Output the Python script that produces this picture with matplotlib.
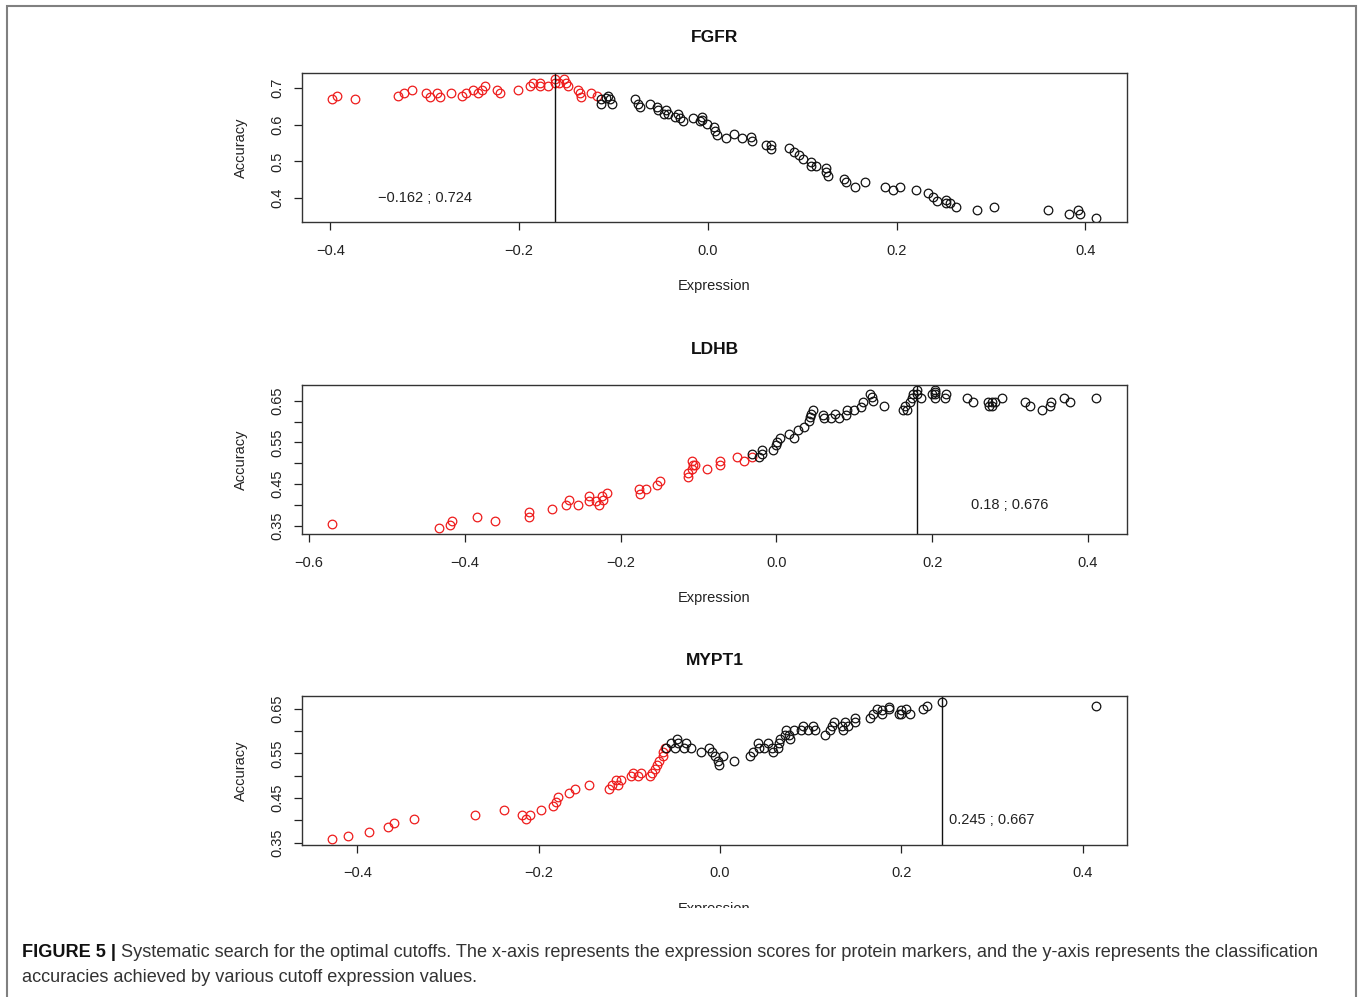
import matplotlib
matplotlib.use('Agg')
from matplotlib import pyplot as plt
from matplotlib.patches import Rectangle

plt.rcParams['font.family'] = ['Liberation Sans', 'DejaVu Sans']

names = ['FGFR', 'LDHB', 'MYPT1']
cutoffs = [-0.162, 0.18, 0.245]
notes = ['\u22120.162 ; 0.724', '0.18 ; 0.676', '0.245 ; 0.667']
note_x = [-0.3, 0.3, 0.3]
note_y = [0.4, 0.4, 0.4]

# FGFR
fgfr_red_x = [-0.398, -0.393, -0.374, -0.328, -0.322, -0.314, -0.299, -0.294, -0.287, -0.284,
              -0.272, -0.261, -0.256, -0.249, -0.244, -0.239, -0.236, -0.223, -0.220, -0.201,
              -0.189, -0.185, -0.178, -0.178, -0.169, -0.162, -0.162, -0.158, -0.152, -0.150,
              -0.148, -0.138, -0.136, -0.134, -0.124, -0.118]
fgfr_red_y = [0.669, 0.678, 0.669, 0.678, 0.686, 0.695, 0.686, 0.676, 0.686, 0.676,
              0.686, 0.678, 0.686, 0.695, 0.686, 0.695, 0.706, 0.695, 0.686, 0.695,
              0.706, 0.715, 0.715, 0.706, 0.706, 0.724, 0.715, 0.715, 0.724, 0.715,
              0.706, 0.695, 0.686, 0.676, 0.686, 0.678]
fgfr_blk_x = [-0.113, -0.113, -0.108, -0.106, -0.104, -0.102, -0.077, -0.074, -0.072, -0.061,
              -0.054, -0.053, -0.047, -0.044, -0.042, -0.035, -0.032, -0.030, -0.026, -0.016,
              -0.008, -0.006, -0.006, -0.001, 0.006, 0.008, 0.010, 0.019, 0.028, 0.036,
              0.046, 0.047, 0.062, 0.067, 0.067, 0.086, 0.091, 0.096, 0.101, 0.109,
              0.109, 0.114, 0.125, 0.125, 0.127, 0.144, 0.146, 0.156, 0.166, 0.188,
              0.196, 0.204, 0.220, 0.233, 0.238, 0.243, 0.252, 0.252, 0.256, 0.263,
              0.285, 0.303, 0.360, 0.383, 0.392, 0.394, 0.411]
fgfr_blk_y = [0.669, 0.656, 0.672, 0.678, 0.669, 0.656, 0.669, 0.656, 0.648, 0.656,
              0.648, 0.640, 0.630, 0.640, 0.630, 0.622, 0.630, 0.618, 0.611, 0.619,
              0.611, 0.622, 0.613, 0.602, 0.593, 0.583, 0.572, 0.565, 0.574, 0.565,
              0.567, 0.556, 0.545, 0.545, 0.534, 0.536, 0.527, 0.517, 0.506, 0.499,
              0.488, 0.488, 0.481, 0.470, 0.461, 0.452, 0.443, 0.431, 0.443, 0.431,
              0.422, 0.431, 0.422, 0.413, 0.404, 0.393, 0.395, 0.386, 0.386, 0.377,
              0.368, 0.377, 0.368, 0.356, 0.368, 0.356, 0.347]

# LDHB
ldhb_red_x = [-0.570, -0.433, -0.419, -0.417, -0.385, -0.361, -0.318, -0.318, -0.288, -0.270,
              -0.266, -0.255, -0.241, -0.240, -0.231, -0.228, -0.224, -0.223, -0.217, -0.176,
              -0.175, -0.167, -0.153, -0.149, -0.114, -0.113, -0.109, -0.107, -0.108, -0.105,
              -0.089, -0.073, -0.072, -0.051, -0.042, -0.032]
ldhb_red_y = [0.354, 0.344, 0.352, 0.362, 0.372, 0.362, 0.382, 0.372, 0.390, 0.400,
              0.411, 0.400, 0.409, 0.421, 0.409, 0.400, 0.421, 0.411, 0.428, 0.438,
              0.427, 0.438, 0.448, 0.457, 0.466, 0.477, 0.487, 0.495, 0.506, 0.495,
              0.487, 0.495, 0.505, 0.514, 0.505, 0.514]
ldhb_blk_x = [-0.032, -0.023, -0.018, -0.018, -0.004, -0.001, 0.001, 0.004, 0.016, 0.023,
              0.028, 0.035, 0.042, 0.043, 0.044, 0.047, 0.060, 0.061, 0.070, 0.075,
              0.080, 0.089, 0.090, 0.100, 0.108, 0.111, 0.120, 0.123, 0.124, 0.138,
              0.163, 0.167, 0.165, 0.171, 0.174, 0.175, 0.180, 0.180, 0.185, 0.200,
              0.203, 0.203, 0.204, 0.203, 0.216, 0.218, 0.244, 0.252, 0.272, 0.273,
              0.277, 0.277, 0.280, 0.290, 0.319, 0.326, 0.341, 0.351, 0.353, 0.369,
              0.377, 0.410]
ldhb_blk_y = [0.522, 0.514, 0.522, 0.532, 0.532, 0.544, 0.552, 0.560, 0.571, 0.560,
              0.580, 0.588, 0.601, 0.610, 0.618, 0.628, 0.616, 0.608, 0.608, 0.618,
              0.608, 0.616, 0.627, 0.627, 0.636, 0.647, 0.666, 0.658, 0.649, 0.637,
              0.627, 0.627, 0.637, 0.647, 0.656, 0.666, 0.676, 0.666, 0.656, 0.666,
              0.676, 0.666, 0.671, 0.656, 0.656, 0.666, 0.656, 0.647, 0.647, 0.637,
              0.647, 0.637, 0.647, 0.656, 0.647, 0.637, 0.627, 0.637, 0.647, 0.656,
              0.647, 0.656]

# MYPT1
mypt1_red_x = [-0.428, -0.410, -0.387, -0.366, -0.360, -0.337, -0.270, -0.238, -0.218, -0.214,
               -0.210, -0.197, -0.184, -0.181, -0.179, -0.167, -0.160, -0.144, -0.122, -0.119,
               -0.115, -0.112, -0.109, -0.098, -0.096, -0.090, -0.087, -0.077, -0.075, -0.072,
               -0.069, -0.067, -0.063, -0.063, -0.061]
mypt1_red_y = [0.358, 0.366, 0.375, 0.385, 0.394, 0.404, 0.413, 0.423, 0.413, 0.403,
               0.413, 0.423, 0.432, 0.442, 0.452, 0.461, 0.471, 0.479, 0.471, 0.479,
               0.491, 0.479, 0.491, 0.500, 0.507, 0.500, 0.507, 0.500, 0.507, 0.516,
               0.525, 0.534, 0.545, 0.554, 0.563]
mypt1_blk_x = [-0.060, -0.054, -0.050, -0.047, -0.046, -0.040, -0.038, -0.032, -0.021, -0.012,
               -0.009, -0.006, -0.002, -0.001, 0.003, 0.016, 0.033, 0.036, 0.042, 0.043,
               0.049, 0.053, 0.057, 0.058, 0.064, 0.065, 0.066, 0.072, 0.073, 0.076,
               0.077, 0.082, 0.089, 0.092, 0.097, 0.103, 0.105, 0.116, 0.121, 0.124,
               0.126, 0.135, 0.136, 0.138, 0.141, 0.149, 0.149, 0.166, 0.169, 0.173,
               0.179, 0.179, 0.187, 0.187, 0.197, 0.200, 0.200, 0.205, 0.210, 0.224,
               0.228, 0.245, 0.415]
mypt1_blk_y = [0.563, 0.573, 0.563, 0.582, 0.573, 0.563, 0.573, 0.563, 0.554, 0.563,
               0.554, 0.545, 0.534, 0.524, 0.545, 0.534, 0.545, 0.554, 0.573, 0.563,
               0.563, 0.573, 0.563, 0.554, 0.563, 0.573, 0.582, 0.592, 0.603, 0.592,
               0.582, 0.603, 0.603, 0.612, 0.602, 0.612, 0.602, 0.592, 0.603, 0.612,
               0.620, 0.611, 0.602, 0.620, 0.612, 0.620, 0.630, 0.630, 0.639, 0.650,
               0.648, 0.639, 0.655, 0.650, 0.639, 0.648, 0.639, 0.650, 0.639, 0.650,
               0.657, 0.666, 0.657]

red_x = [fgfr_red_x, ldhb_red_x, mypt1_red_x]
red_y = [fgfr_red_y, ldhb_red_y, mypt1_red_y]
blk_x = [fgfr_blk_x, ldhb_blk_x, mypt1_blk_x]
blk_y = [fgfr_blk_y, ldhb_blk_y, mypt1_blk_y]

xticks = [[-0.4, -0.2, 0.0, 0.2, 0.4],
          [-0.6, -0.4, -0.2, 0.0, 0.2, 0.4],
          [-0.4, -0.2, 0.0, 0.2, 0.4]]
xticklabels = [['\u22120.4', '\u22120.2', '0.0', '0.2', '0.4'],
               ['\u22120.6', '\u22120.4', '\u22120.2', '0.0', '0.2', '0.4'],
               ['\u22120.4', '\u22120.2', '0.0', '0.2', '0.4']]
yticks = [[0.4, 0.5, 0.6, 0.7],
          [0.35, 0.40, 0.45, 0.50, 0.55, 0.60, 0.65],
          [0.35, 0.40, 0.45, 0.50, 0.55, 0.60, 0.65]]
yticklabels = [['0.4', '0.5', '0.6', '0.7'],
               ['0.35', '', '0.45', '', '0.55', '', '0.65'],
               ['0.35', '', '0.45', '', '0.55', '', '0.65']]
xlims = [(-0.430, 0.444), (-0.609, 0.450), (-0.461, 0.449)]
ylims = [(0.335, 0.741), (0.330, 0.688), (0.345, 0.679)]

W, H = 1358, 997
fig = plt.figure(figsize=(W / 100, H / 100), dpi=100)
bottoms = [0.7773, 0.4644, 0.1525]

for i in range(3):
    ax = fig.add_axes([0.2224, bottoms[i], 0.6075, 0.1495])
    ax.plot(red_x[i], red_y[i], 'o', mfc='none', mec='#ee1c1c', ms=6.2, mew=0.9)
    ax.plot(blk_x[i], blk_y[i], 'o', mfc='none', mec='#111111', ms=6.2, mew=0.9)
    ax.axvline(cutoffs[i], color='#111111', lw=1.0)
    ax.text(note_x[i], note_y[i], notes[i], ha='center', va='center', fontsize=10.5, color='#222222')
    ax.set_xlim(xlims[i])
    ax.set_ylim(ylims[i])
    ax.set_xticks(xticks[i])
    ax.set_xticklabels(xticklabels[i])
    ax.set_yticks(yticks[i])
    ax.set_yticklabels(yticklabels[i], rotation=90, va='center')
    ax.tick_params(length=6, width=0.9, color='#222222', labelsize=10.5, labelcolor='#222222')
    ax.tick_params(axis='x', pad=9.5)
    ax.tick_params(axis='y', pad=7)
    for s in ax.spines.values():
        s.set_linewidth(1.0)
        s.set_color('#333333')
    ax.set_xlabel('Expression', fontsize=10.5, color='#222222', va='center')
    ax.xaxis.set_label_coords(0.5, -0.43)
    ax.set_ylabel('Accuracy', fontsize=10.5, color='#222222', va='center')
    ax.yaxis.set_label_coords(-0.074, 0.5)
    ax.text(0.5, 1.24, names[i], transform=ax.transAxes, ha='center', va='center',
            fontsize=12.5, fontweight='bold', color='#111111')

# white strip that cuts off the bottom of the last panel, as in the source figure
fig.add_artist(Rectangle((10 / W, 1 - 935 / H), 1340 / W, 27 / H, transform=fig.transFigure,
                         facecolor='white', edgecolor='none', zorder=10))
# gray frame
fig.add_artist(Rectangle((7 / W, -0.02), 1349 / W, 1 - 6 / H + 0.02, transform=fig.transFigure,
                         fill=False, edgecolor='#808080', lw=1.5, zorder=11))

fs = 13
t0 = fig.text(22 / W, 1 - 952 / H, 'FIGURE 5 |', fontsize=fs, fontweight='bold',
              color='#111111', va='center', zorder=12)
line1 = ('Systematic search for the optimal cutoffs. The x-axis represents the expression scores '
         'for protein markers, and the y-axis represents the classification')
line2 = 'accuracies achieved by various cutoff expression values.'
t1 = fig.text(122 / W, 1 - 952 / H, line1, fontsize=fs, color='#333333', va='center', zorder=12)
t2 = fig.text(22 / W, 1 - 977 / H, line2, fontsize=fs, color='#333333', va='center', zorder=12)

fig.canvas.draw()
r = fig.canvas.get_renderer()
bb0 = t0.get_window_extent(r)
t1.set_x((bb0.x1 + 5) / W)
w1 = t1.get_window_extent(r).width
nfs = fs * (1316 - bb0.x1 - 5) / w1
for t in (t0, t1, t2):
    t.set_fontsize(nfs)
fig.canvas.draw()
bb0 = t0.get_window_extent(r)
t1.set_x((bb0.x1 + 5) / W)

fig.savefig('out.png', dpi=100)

• Your task:
How many of these lines contain "that"? Write only the number.

• Result for this task:
2